Re: Samza/Yarn cluster having issue with OffsetOutOfRangeException

Posted by Jagadish Venkatraman <ja...@gmail.com>.
Hi Will,

Is the topic in question your change-log topic or the checkpoint-topic or
one of your inputs? (My understanding from reading this is its your
checkpoint)

Can you please attach some more surrounding logs?

Thanks,
Jagadish



On Mon, Aug 20, 2018 at 6:16 AM, Will Schneider <ws...@tripadvisor.com>
wrote:

> Hello all,
>
> We've recently been experiencing some Kafka/Samza issues we're not quite
> sure how to tackle. We've exhausted all our internal expertise and were
> hoping that someone on the mailing lists might have seen this before and
> knows what might cause it:
>
> KafkaSystemConsumer [WARN] While refreshing brokers for [Store_LogParser_
> RedactedMetadata_RedactedEnvironment,35]: org.apache.kafka.common.errors.OffsetOutOfRangeException:
> The requested offset is not within the range of offsets maintained by the
> server.. Retrying.
>
> ^ (Above repeats indefinitely until we intervene)
>
> A bit about our use case:
>
>    - Versions:
>       - Kafka 1.0.1 (CDH Distribution 3.1.0-1.3.1.0.p0.35)
>       - Samza 0.14.1
>       - Hadoop: 2.6.0-cdh5.12.1
>    - We've seen some manifestation of this error in 4 different
>    environments with minor differences in configuration, but all running the
>    same versions of the software
>       - Distributed Samza on Yarn (~10 node yarn environment, 3-7 node
>       kafka environment)
>       - Non-distributed virtual test environment (Samza on yarn, but with
>       no network in between)
>    - We have not found a reliable way to reproduce this error
>    - Issue typically presents on process startup.
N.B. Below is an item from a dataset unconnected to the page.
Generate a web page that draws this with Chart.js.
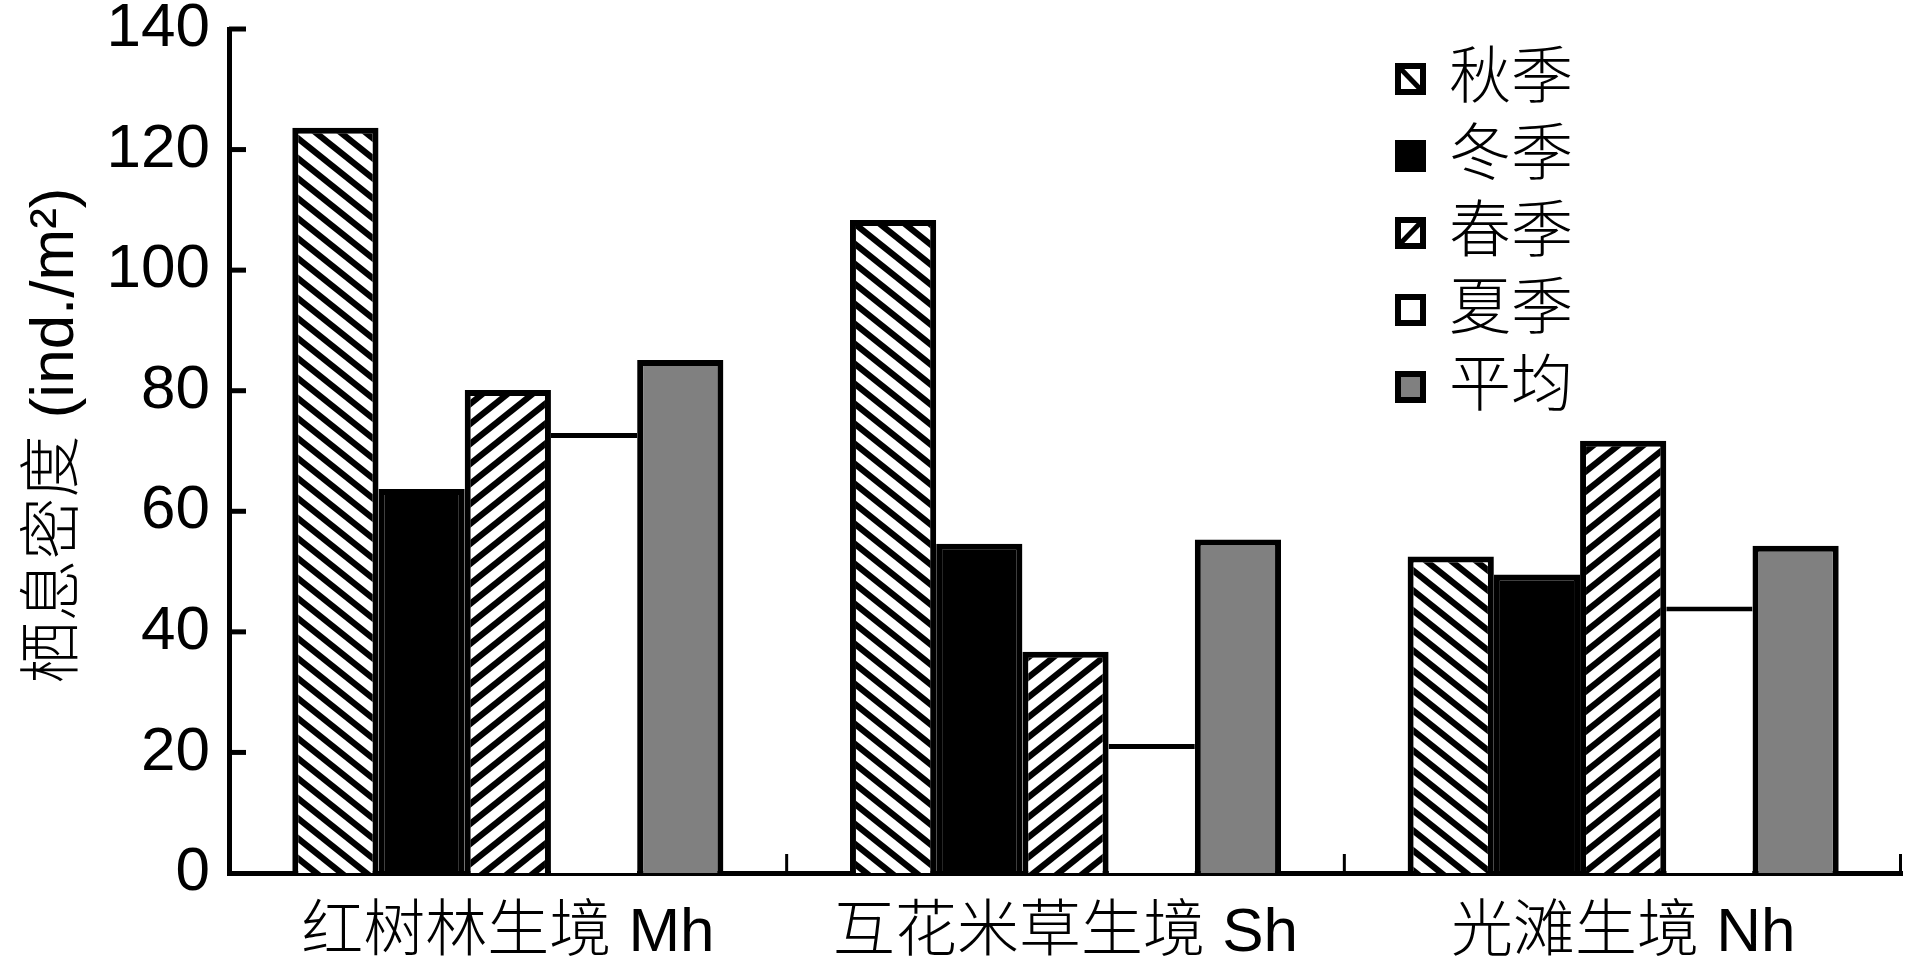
<!DOCTYPE html>
<html><head><meta charset="utf-8">
<script src="https://cdn.jsdelivr.net/npm/chart.js@4"></script>
<style>html,body{margin:0;padding:0;background:#fff}#wrap{width:1906px;height:972px}</style>
</head><body><div id="wrap"><canvas id="c" width="1906" height="972"></canvas></div>
<script>
const categories = ['红树林生境 Mh', '互花米草生境 Sh', '光滩生境 Nh'];
const seriesNames = ['秋季', '冬季', '春季', '夏季', '平均'];
const autumn = [123.6, 108.3, 52.5];
const winter = [63.7, 54.6, 49.5];
const spring = [80.1, 36.7, 71.7];
const summer = [73.0, 21.4, 44.2];
const mean   = [85.1, 55.3, 54.3];
const yTicks = [0, 20, 40, 60, 80, 100, 120, 140];
const yTitle = '\u2002栖息密度 (ind./m²)';

const FONT = '"Liberation Sans", "Noto Sans CJK SC", sans-serif';
const canvas = document.getElementById('c');
const mainCtx = canvas.getContext('2d');

function hatch(dir) {
  const w = 25, h = 20;
  const c = document.createElement('canvas');
  c.width = w; c.height = h;
  const g = c.getContext('2d');
  g.fillStyle = '#fff'; g.fillRect(0, 0, w, h);
  g.strokeStyle = '#000'; g.lineWidth = 6.2;
  for (let k = -2; k <= 2; k++) {
    g.beginPath();
    if (dir === 'down') { g.moveTo(k * w - w, -h); g.lineTo(k * w + 2 * w, 2 * h); }
    else { g.moveTo(k * w - w, 2 * h); g.lineTo(k * w + 2 * w, -h); }
    g.stroke();
  }
  return mainCtx.createPattern(c, 'repeat');
}
const hatchDown = hatch('down');
const hatchUp = hatch('up');

const legendStyle = { boxX: 1395, boxW: 31, boxH: 32, firstY: 79, step: 77, textX: 1449, size: 62 };
const legendKinds = ['down', 'black', 'up', 'white', 'gray'];

const tickMarks = {
  id: 'tickMarks',
  afterDraw(chart) {
    const { ctx, chartArea: a, scales: { x, y } } = chart;
    ctx.save();
    ctx.strokeStyle = '#000';
    ctx.lineWidth = 5;
    yTicks.forEach(v => {
      const py = y.getPixelForValue(v);
      if (v === 0) return;
      ctx.beginPath(); ctx.moveTo(a.left, py); ctx.lineTo(a.left + 17, py); ctx.stroke();
    });
    ctx.lineWidth = 3;
    for (let i = 1; i <= categories.length; i++) {
      let px = x.getPixelForValue(i - 0.5);
      if (i === categories.length) px -= 1.5;
      ctx.beginPath(); ctx.moveTo(px, a.bottom); ctx.lineTo(px, a.bottom - 19); ctx.stroke();
    }
    // legend
    const L = legendStyle;
    chart.data.datasets.forEach((ds, i) => {
      const cy = L.firstY + i * L.step;
      const bx = L.boxX, by = cy - L.boxH / 2;
      const kind = legendKinds[i];
      ctx.fillStyle = kind === 'black' ? '#000' : kind === 'gray' ? '#808080' : '#fff';
      ctx.fillRect(bx, by, L.boxW, L.boxH);
      ctx.strokeStyle = '#000';
      if (kind === 'down' || kind === 'up') {
        ctx.lineWidth = 5;
        ctx.beginPath();
        if (kind === 'down') { ctx.moveTo(bx + 3, by + 3); ctx.lineTo(bx + L.boxW - 3, by + L.boxH - 3); }
        else { ctx.moveTo(bx + 3, by + L.boxH - 3); ctx.lineTo(bx + L.boxW - 3, by + 3); }
        ctx.stroke();
      }
      ctx.lineWidth = 6;
      ctx.strokeRect(bx + 3, by + 3, L.boxW - 6, L.boxH - 6);
      ctx.fillStyle = '#000';
      ctx.font = `300 ${L.size}px ${FONT}`;
      ctx.textBaseline = 'middle';
      ctx.textAlign = 'left';
      ctx.fillText(ds.label, L.textX, cy + 2);
    });
    ctx.restore();
  }
};

new Chart(canvas, {
  type: 'bar',
  data: {
    labels: categories,
    datasets: [
      { label: seriesNames[0], data: autumn, backgroundColor: hatchDown, borderColor: '#000', borderWidth: 6 },
      { label: seriesNames[1], data: winter, backgroundColor: '#000', borderColor: '#000', borderWidth: 6 },
      { label: seriesNames[2], data: spring, backgroundColor: hatchUp, borderColor: '#000', borderWidth: 6 },
      { label: seriesNames[3], data: summer, backgroundColor: '#fff', borderColor: '#000', borderWidth: { top: 5, left: 0, right: 0, bottom: 0 } },
      { label: seriesNames[4], data: mean, backgroundColor: '#808080', borderColor: '#000', borderWidth: 6 }
    ]
  },
  options: {
    responsive: false,
    animation: false,
    devicePixelRatio: 1,
    layout: { padding: { top: 29, right: 4, left: 0, bottom: 0 } },
    plugins: { legend: { display: false }, tooltip: { enabled: false } },
    datasets: { bar: { categoryPercentage: 0.773, barPercentage: 1, inflateAmount: 0 } },
    scales: {
      x: {
        type: 'category',
        offset: true,
        z: 1,
        grid: { display: false, drawTicks: false, offset: true },
        border: { display: true, color: '#000', width: 5 },
        ticks: { color: '#000', font: { family: FONT, size: 62, weight: 300 }, padding: 24, maxRotation: 0, autoSkip: false },
        afterFit(s) { s.height = 99; s.paddingLeft = 0; s.paddingRight = 0; }
      },
      y: {
        min: 0, max: 140,
        afterBuildTicks(s) { s.ticks = yTicks.map(v => ({ value: v })); },
        grid: { display: false, drawTicks: false },
        border: { display: true, color: '#000', width: 5 },
        ticks: { color: '#000', font: { family: FONT, size: 62 }, padding: 19, callback: v => String(v) },
        title: { display: true, text: yTitle, color: '#000', font: { family: FONT, size: 62, weight: 300 }, padding: { top: 19, bottom: 0 } },
        afterFit(s) { s.width = 229; s.paddingTop = 0; s.paddingBottom = 0; }
      }
    }
  },
  plugins: [tickMarks]
});
</script>
</body></html>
It usually doesn't make
>    a difference if the application was down for 5 minutes or 5 days before
>    that startup
>    - The LogParser application experiencing this issue is reading and
>    parsing a set of log files, and supplementing them with metadata stored in
>    the Store topic in question, and cached locally in RocksDB
>    - The LogParser application has 40-60 running tasks and partitions
>    depending on configuration
>    - There is no discernable pattern for where the error presents itself:
>       - It is not consistent WRT which yarn node hosts tasks with the
>       issue
>       - It is not consistent WRT which kafka node hosts the partitions
>       relevant to the issue
>       - The pattern does not persist with issue nodes upon consecutive
>       appearances of the error
>       - This leads us to believe the bug is probably endemic to the whole
>       cluster and not the result of a random hardware issue
>    - Offsets for the LogParser application are maintained in a samza
>    topic called something like:
>       - __samza_checkpoint_ver_1_for_LogParser-RedactedEnvironment_1
>       - Upon startup, checkpoints are refreshed from that topic, and
>    we'll see something in the log similar to:
>       - kafka.KafkaCheckpointManager [INFO] Read 6000 from topic:
>       __samza_checkpoint_ver_1_for_LogParser-RedactedEnvironment_1.
>       Current offset: 5999
>       - On more than one occasion, we have attempted to repair the job by
>       killing individual yarn containers and letting samza retry them.
>       - This will occasionally work. More frequently, it will get the
>          partition stuck in a loop trying to read from the __samza_checkpoint topic
>          forever; we're suspicious that the retry loop above is storing offsets one
>          or many times, causing the topic to fill up considerably.
>       - We are aware of only two workarounds:
>       - 1- Fully clearing out the data disks on the Kafka servers and
>       rebuilding the topics always seems to work, at least for a time.
>       - 2- We can use a setting like: streams.Store_LogParser_
>       RedactedMetadata_RedactedEnvironment.samza.reset.offset=true, which
>       will necessarily ignore the checkpoint topic, and not bother to validate
>       any offset on the Store.
>          - This works, but requires us to do a lengthy metadata refresh
>          immediately after startup, which is less than ideal.
>       - We have also seen this on rare occasion on other, smaller Samza
>    tiers
>       - In those cases, the common thread appears to be that the tier was
>       left down for a period of time longer than the Kafka retention timeout, and
>       got stuck in the loop upon restart. Attempts at reproducing it this way
>       have been unsuccessful
>       - Worth adding that in this case, adding the samza.reset.offset
>       parameter to the configuration did not seem to have the intended effect
>
> On another possibly-related note, one of our clusters periodically throws
> an error like this, but usually recovers without intervention:
>
> KafkaSystemAdmin [WARN] Exception while trying to get offset for
> SystemStreamPartition [kafka, Store_LogParser_RedactedMetadata_RedactedEnvironment,
> 32]: org.apache.kafka.common.errors.NotLeaderForPartitionException: This
> server is not the leader for that topic-partition.. Retrying.
>
>
>    - We've seen this error message crop up when we've had issues with the
>    network in our datacenter, but we're not aware of any such issue at the
>    times when we're experiencing the bigger issue. We're not sure if that
>    might be related or not.
>
>
> Has anyone seen these errors before? Is there a known workaround or fix
> for it?
>
> Thanks for your help!
>
> Attached is a copy of the Samza configuration for the job in question, in
> case it contains more valuable information I may have missed.
>
> -Will Schneider
>
>


-- 
Jagadish V,
Graduate Student,
Department of Computer Science,
Stanford University